▸ **Exercise**
Only the lines from the top of the listing below to the line that has "(h2) at (577,177)" should be echoed, with both ends kept and pictures left out.

─── Source data

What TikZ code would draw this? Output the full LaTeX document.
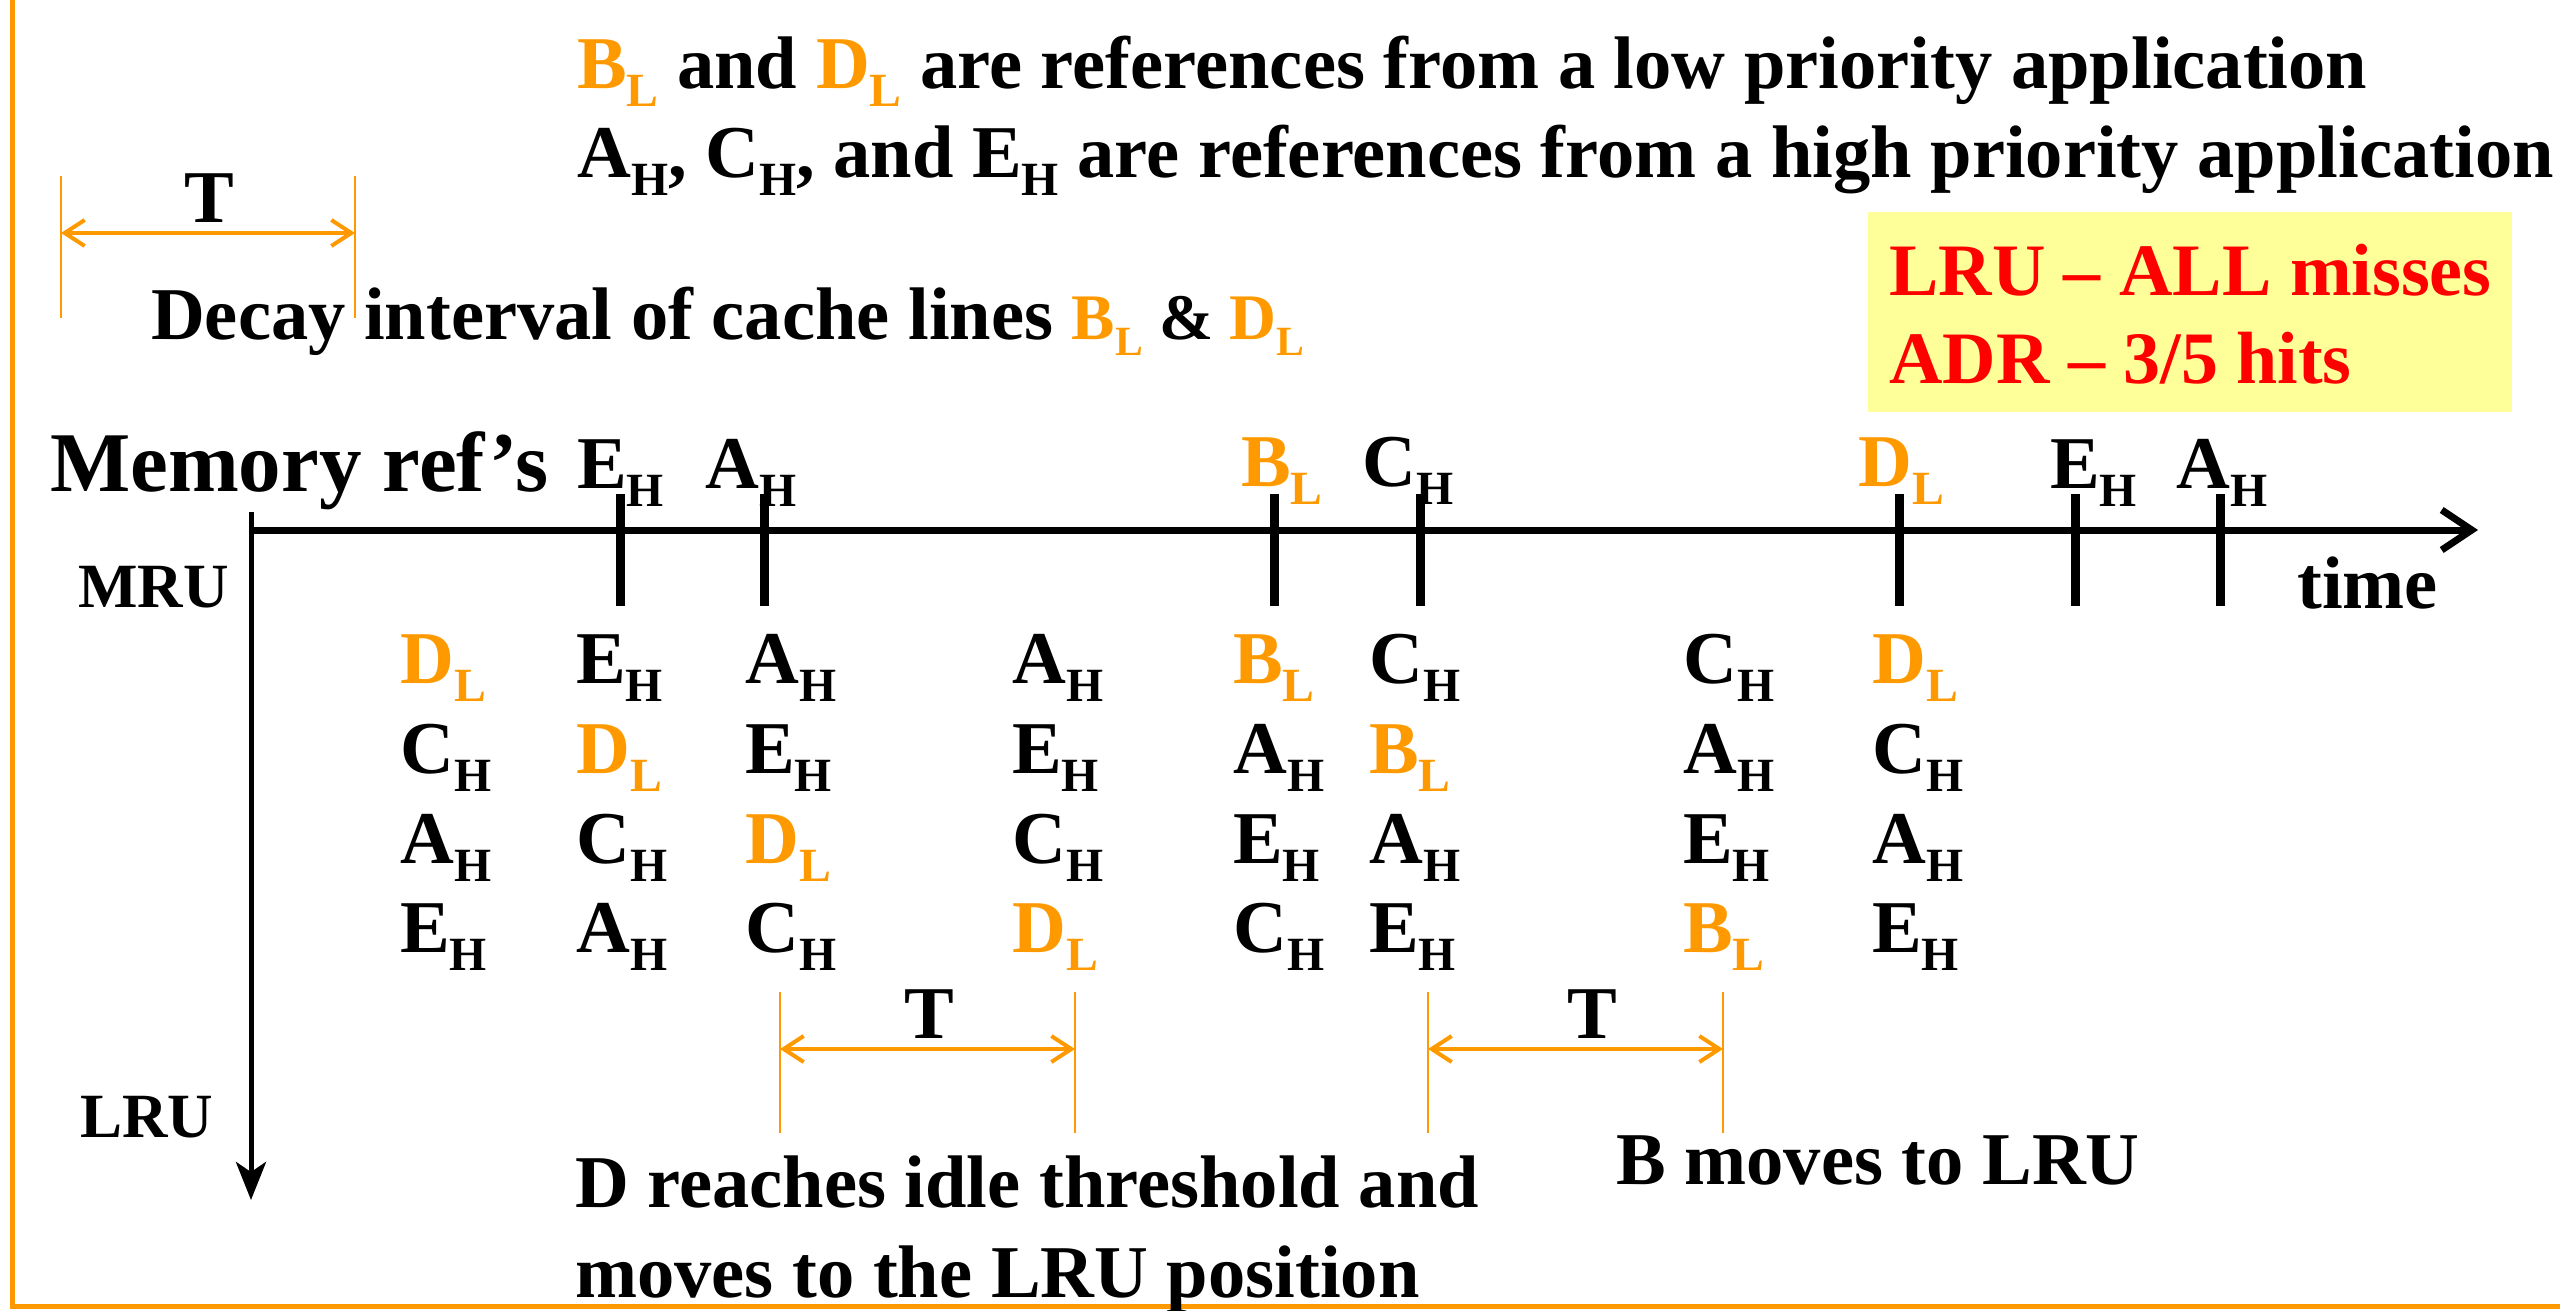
\documentclass[tikz,border=0pt]{standalone}
\usepackage{fontspec}
\setmainfont{Liberation Serif}
\usetikzlibrary{arrows.meta}
\definecolor{ora}{HTML}{FF9900}
\definecolor{yel}{HTML}{FFFF99}
\definecolor{redt}{HTML}{FF0000}
\newcommand\sbx[1]{\raisebox{-0.25em}{\scalebox{0.64}{#1}}}
\newcommand\oL[1]{\textcolor{ora}{#1\sbx{L}}}
\newcommand\bH[1]{#1\sbx{H}}
\begin{document}
\begin{tikzpicture}[x=1pt,y=-1pt,
  txt/.style={inner sep=0pt, anchor=base west, font=\fontsize{74.5}{80}\selectfont\bfseries},
  ctr/.style={txt, anchor=base},
  small/.style={txt, font=\fontsize{63}{66}\selectfont\bfseries},
  big/.style={txt, font=\fontsize{85}{90}\selectfont\bfseries},
  redtxt/.style={txt, text=redt, font=\fontsize{74}{78}\selectfont\bfseries},
  tick/.style={line width=9pt},
  guide/.style={draw=ora, line width=1.8pt},
  tarrow/.style={draw=ora, line width=4pt, {Straight Barb[length=20pt,width=26pt]}-{Straight Barb[length=20pt,width=26pt]}},
  border/.style={draw=ora, line width=5pt}
]
\useasboundingbox (0,0) rectangle (2560,1310);
% border
\coordinate (bTL) at (12,-10);
\coordinate (bBL) at (12,1306);
\coordinate (bBR) at (2570,1306);
\draw[border] (bTL) -- (bBL) -- (bBR);

% header lines
\node[txt] (h1) at (577,88) {\oL{B} and \oL{D} are references from a low priority application};
\node[txt] (h2) at (577,177) {\bH{A}, \bH{C}, and \bH{E} are references from a high priority application};

% decay interval T
\coordinate (g1a) at (61,176); \coordinate (g1b) at (61,318);
\coordinate (g2a) at (355,176); \coordinate (g2b) at (355,318);
\draw[guide] (g1a) -- (g1b);
\draw[guide] (g2a) -- (g2b);
\coordinate (t1l) at (61,233); \coordinate (t1r) at (355,233);
\draw[tarrow] (t1l) -- (t1r);
\node[ctr] (T1) at (209,222) {T};
\node[txt] (decay) at (151,339) {Decay interval of cache lines {\fontsize{65}{70}\selectfont\oL{B} \& \oL{D}}};

% result box
\node[fill=yel, inner sep=0pt, minimum width=644pt, minimum height=200pt, anchor=north west] (box) at (1868,212) {};
\node[redtxt] (lru) at (1889,295) {LRU -- ALL misses};
\node[redtxt] (adr) at (1889,383) {ADR -- 3/5 hits};

% memory refs
\node[big] (mem) at (50,491) {Memory ref’s};
\node[txt] (r1) at (577,488) {\bH{E}};
\node[txt] (r2) at (705,488) {\bH{A}};
\node[txt] (r3) at (1241,486) {\oL{B}};
\node[txt] (r4) at (1362,486) {\bH{C}};
\node[txt] (r5) at (1858,486) {\oL{D}};
\node[txt] (r6) at (2050,488) {\bH{E}};
\node[txt] (r7) at (2176,488) {\bH{A}};

% time axis
\coordinate (tl0) at (251,530);
\coordinate (tl1) at (2478,530);
\draw[line width=7pt, -{Straight Barb[length=30pt,width=40pt]}] (tl0) -- (tl1);
\foreach \x in {620,764,1274,1420,1899,2075,2220}
  \draw[tick] (\x,494) -- (\x,606);
\node[txt] (time) at (2297,608) {time};

% stack axis
\coordinate (va0) at (251,512);
\coordinate (va1) at (251,1200);
\draw[line width=5pt, -{Stealth[length=38pt,width=30pt,inset=10pt]}] (va0) -- (va1);
\node[small] (mru) at (78,607) {MRU};
\node[small] (lrul) at (80,1137) {LRU};

% stack contents
\foreach \x/\a/\b/\c/\d [count=\i] in {
  400/{\oL{D}}/{\bH{C}}/{\bH{A}}/{\bH{E}},
  576/{\bH{E}}/{\oL{D}}/{\bH{C}}/{\bH{A}},
  745/{\bH{A}}/{\bH{E}}/{\oL{D}}/{\bH{C}},
  1012/{\bH{A}}/{\bH{E}}/{\bH{C}}/{\oL{D}},
  1233/{\oL{B}}/{\bH{A}}/{\bH{E}}/{\bH{C}},
  1369/{\bH{C}}/{\oL{B}}/{\bH{A}}/{\bH{E}},
  1683/{\bH{C}}/{\bH{A}}/{\bH{E}}/{\oL{B}},
  1872/{\oL{D}}/{\bH{C}}/{\bH{A}}/{\bH{E}}}{
  \node[txt] (s\i-1) at (\x,683) {\a};
  \node[txt] (s\i-2) at (\x,773) {\b};
  \node[txt] (s\i-3) at (\x,863) {\c};
  \node[txt] (s\i-4) at (\x,952) {\d};
}

% T intervals below
\coordinate (g3a) at (780,992); \coordinate (g3b) at (780,1133);
\coordinate (g4a) at (1075,992); \coordinate (g4b) at (1075,1133);
\draw[guide] (g3a) -- (g3b);
\draw[guide] (g4a) -- (g4b);
\coordinate (t2l) at (780,1049); \coordinate (t2r) at (1075,1049);
\draw[tarrow] (t2l) -- (t2r);
\node[ctr] (T2) at (929,1038) {T};

\coordinate (g5a) at (1428,992); \coordinate (g5b) at (1428,1133);
\coordinate (g6a) at (1723,992); \coordinate (g6b) at (1723,1133);
\draw[guide] (g5a) -- (g5b);
\draw[guide] (g6a) -- (g6b);
\coordinate (t3l) at (1428,1049); \coordinate (t3r) at (1723,1049);
\draw[tarrow] (t3l) -- (t3r);
\node[ctr] (T3) at (1592,1038) {T};

\node[txt] (dtxt1) at (575,1207) {D reaches idle threshold and};
\node[txt] (dtxt2) at (575,1297) {moves to the LRU position};
\node[txt] (btxt) at (1616,1184) {B moves to LRU};
\end{tikzpicture}
\end{document}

──────

▸ **Written answer**
What TikZ code would draw this? Output the full LaTeX document.
\documentclass[tikz,border=0pt]{standalone}
\usepackage{fontspec}
\setmainfont{Liberation Serif}
\usetikzlibrary{arrows.meta}
\definecolor{ora}{HTML}{FF9900}
\definecolor{yel}{HTML}{FFFF99}
\definecolor{redt}{HTML}{FF0000}
\newcommand\sbx[1]{\raisebox{-0.25em}{\scalebox{0.64}{#1}}}
\newcommand\oL[1]{\textcolor{ora}{#1\sbx{L}}}
\newcommand\bH[1]{#1\sbx{H}}
\begin{document}
\begin{tikzpicture}[x=1pt,y=-1pt,
  txt/.style={inner sep=0pt, anchor=base west, font=\fontsize{74.5}{80}\selectfont\bfseries},
  ctr/.style={txt, anchor=base},
  small/.style={txt, font=\fontsize{63}{66}\selectfont\bfseries},
  big/.style={txt, font=\fontsize{85}{90}\selectfont\bfseries},
  redtxt/.style={txt, text=redt, font=\fontsize{74}{78}\selectfont\bfseries},
  tick/.style={line width=9pt},
  guide/.style={draw=ora, line width=1.8pt},
  tarrow/.style={draw=ora, line width=4pt, {Straight Barb[length=20pt,width=26pt]}-{Straight Barb[length=20pt,width=26pt]}},
  border/.style={draw=ora, line width=5pt}
]
\useasboundingbox (0,0) rectangle (2560,1310);
% border
\coordinate (bTL) at (12,-10);
\coordinate (bBL) at (12,1306);
\coordinate (bBR) at (2570,1306);
\draw[border] (bTL) -- (bBL) -- (bBR);

% header lines
\node[txt] (h1) at (577,88) {\oL{B} and \oL{D} are references from a low priority application};
\node[txt] (h2) at (577,177) {\bH{A}, \bH{C}, and \bH{E} are references from a high priority application};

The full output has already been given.